Defenders of harm



Baltimore Sun: Apologists for the U.S. Naval Academy in Annapolis and the U.S. Military Academy at West Point say the schools and their respective branches of the armed forces are doing all they can to stop sexual harassment in the ranks. Try again.
Sure, mids, plebes and others now have to take classes to learn what are illegal acts and what's just plain wrong behavior toward their colleagues. But according to the latest in a decades-long string of reports, it still hasn't taken hold.
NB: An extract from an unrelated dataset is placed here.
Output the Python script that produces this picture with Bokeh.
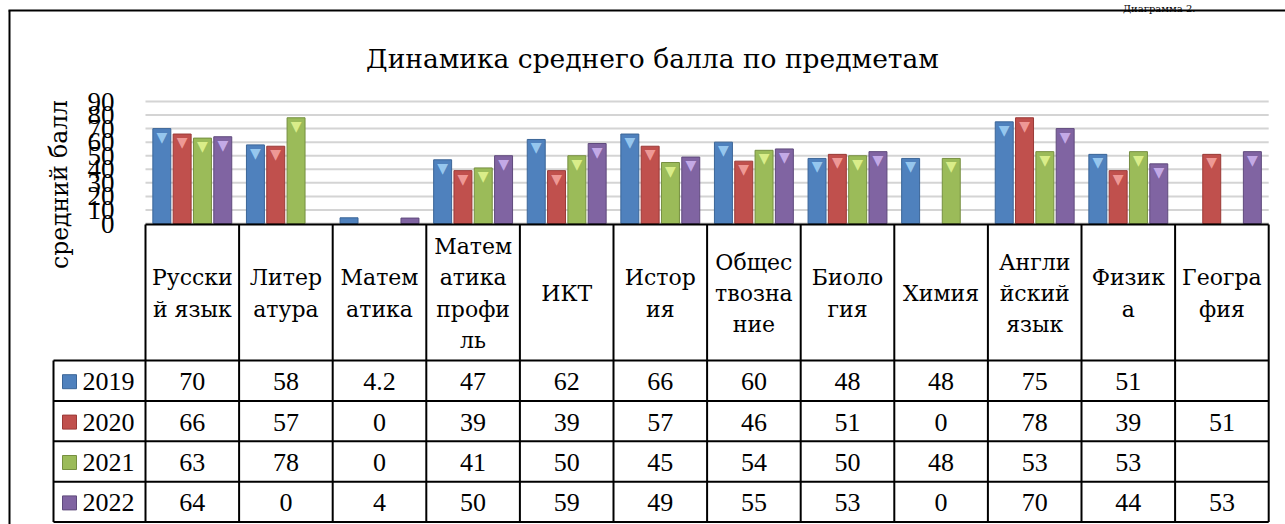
from bokeh.plotting import figure
from bokeh.models import Range1d, LinearAxis, FixedTicker, ColumnDataSource
from bokeh.core.properties import value
from bokeh.embed import file_html
from bokeh.resources import INLINE

# ---------------- data ----------------
title_text = "Динамика среднего балла по предметам"
caption_text = "Диаграмма 2."
y_label = "средний балл"
categories = [
    "Русски\nй язык", "Литер\nатура", "Матем\nатика", "Матем\nатика\nпрофи\nль",
    "ИКТ", "Истор\nия", "Общес\nтвозна\nние", "Биоло\nгия", "Химия",
    "Англи\nйский\nязык", "Физик\nа", "Геогра\nфия",
]
years = ["2019", "2020", "2021", "2022"]
s2019 = [70, 58, 4.2, 47, 62, 66, 60, 48, 48, 75, 51, None]
s2020 = [66, 57, 0, 39, 39, 57, 46, 51, 0, 78, 39, 51]
s2021 = [63, 78, 0, 41, 50, 45, 54, 50, 48, 53, 53, None]
s2022 = [64, 0, 4, 50, 59, 49, 55, 53, 0, 70, 44, 53]
series = [s2019, s2020, s2021, s2022]
y_ticks = [0, 10, 20, 30, 40, 50, 60, 70, 80, 90]

# ---------------- styles / layout ----------------
colors = ["#4f81bd", "#c0504d", "#9bbb59", "#8064a2"]
edge_colors = ["#3b6597", "#9a3a37", "#768f40", "#5f4a7c"]
bevel_colors = ["#9fd0f5", "#f5a3a0", "#e2f590", "#cdb3f0"]
FONT_NUM = "Liberation Serif"   # digits
FONT_CYR = "DejaVu Serif"       # Cyrillic text

W, H = 1285, 524
CAT_X0, CAT_W = 145.0, 93.6          # px of first category and its width
ZERO_Y, PX_PER_UNIT = 223.0, 122.0 / 90.0
HEAD_TOP, HEAD_BOT, ROW_H = 224.0, 360.0, 40.4
LEG_X0 = 53.0
n = len(categories)
CAT_X1 = CAT_X0 + CAT_W * n
TABLE_BOT = HEAD_BOT + ROW_H * len(years)

p = figure(width=W, height=H, x_range=Range1d(0, W), y_range=Range1d(H, 0),
           output_backend="svg", toolbar_location=None, min_border=0,
           x_axis_location=None, y_axis_location=None, outline_line_color=None)
p.grid.visible = False
p.background_fill_color = "white"
p.extra_x_ranges = {"cat": Range1d(-CAT_X0 / CAT_W, (W - CAT_X0) / CAT_W)}
p.extra_y_ranges = {"score": Range1d((ZERO_Y - H) / PX_PER_UNIT, ZERO_Y / PX_PER_UNIT)}

# caption and outer frame
p.text(x=[1195], y=[8], text=[caption_text], text_align="right", text_baseline="alphabetic",
       text_font=value(FONT_CYR), text_font_size="10px", text_color="black")
p.segment(x0=[8, 9], y0=[10, 10], x1=[W, 9], y1=[10, H], line_color="black", line_width=2)

# title
p.text(x=[652], y=[58], text=[title_text], text_align="center", text_baseline="alphabetic",
       text_font=value(FONT_CYR), text_font_size="26.5px", text_color="black")

# y axis label
p.text(x=[59], y=[184], text=[y_label], angle=1.5708, text_align="center",
       text_baseline="middle", text_font=value(FONT_CYR), text_font_size="23.5px",
       text_color="black")

# gridlines from tick values
p.segment(x0=[0] * len(y_ticks), x1=[n] * len(y_ticks), y0=y_ticks, y1=y_ticks,
          x_range_name="cat", y_range_name="score", line_color="#d4d4d4", line_width=2)

# y axis
ax = LinearAxis(y_range_name="score", fixed_location=CAT_X0,
                ticker=FixedTicker(ticks=y_ticks),
                axis_line_color=None, major_tick_line_color=None, minor_tick_line_color=None,
                major_label_text_font=FONT_NUM, major_label_text_font_size="27px",
                major_label_text_color="black", major_label_standoff=25)
p.add_layout(ax, "left")

# bars
pitch, bw = 0.217, 0.192
for k, s in enumerate(series):
    xs, tops = [], []
    for i, v in enumerate(s):
        if v is not None and v > 0:
            xs.append(i + 0.5 + (k - 1.5) * pitch)
            tops.append(v)
    src = ColumnDataSource(dict(x=xs, top=tops))
    p.vbar(x="x", top="top", bottom=0, width=bw, source=src, x_range_name="cat",
           y_range_name="score", fill_color=colors[k], line_color=edge_colors[k], line_width=1)
    bx = [x for x, t in zip(xs, tops) if t >= 8]
    bt = [t for t in tops if t >= 8]
    p.text(x=bx, y=bt, text=["▼"] * len(bx), x_range_name="cat", y_range_name="score",
           text_align="center", text_baseline="top", text_font=value("DejaVu Sans"),
           text_font_size="14px", text_color=bevel_colors[k], text_alpha=0.9)

# table lines
vx = [CAT_X0 + CAT_W * i for i in range(n + 1)]
p.segment(x0=vx, x1=vx, y0=[HEAD_TOP] * len(vx), y1=[TABLE_BOT] * len(vx),
          line_color="black", line_width=2)
p.segment(x0=[CAT_X0], x1=[CAT_X1], y0=[HEAD_TOP], y1=[HEAD_TOP], line_color="black", line_width=2)
hy = [HEAD_BOT + ROW_H * k for k in range(len(years) + 1)]
p.segment(x0=[LEG_X0] * len(hy), x1=[CAT_X1] * len(hy), y0=hy, y1=hy,
          line_color="black", line_width=2)
p.segment(x0=[LEG_X0], x1=[LEG_X0], y0=[HEAD_BOT], y1=[TABLE_BOT], line_color="black", line_width=2)

# header texts
cx = [CAT_X0 + CAT_W * (i + 0.5) for i in range(n)]
p.text(x=cx, y=[293] * n, text=categories, text_align="center", text_baseline="middle",
       text_font=value(FONT_CYR), text_font_size="22px", text_color="black",
       text_line_height=1.25)

# rows
for k, s in enumerate(series):
    ry = HEAD_BOT + ROW_H * (k + 0.5) + 1
    labels = ["" if v is None else f"{v:g}" for v in s]
    p.text(x=cx, y=[ry] * n, text=labels, text_align="center", text_baseline="middle",
           text_font=value(FONT_NUM), text_font_size="26px", text_color="black")
    p.scatter(x=[LEG_X0 + 16], y=[ry], marker="square", size=14, fill_color=colors[k],
              line_color=edge_colors[k])
    p.text(x=[LEG_X0 + 29], y=[ry], text=[years[k]], text_align="left", text_baseline="middle",
           text_font=value(FONT_NUM), text_font_size="26px", text_color="black")

open("out.html", "w").write(file_html(p, INLINE))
More than half the women surveyed (and 11 percent of men surveyed) at the two schools and at the U.S. Air Force Academy in Colorado Springs, Colo., said they had been sexually harassed at school last year, according to a report released late last month by the Defense Task Force on Sexual Harassment and Violence at the Military Service Academies. Thirty years after the first women entered military academies the climate hasn't improved as much as it should have.
It's a cultural thing
Sexual offenders over the past decade have not been "consistently or effectively held accountable through the criminal justice system," according to the report. It recounts offensive jokes and tales of sexual exploits denigrating women and consistent, unwanted propositions for dates and sex and offers to trade academic favors (good grades) for sex. That last one points to the real problem: Not just a few wayward mids, but a culture that condones abusing women.
The number of female cadets and mids -- and especially officers -- may not have reached the "tipping point" that would naturally force a change in attitude; we agree with the task force's recommendations that the academies seek out more women to study and to teach at the institutions. But in the meantime, 17 percent of officers in training are women. It's just plain foolish to treat them as unworthy of respect now, and then demand they command the respect of their companies later. The Pentagon and the academies must do better, faster.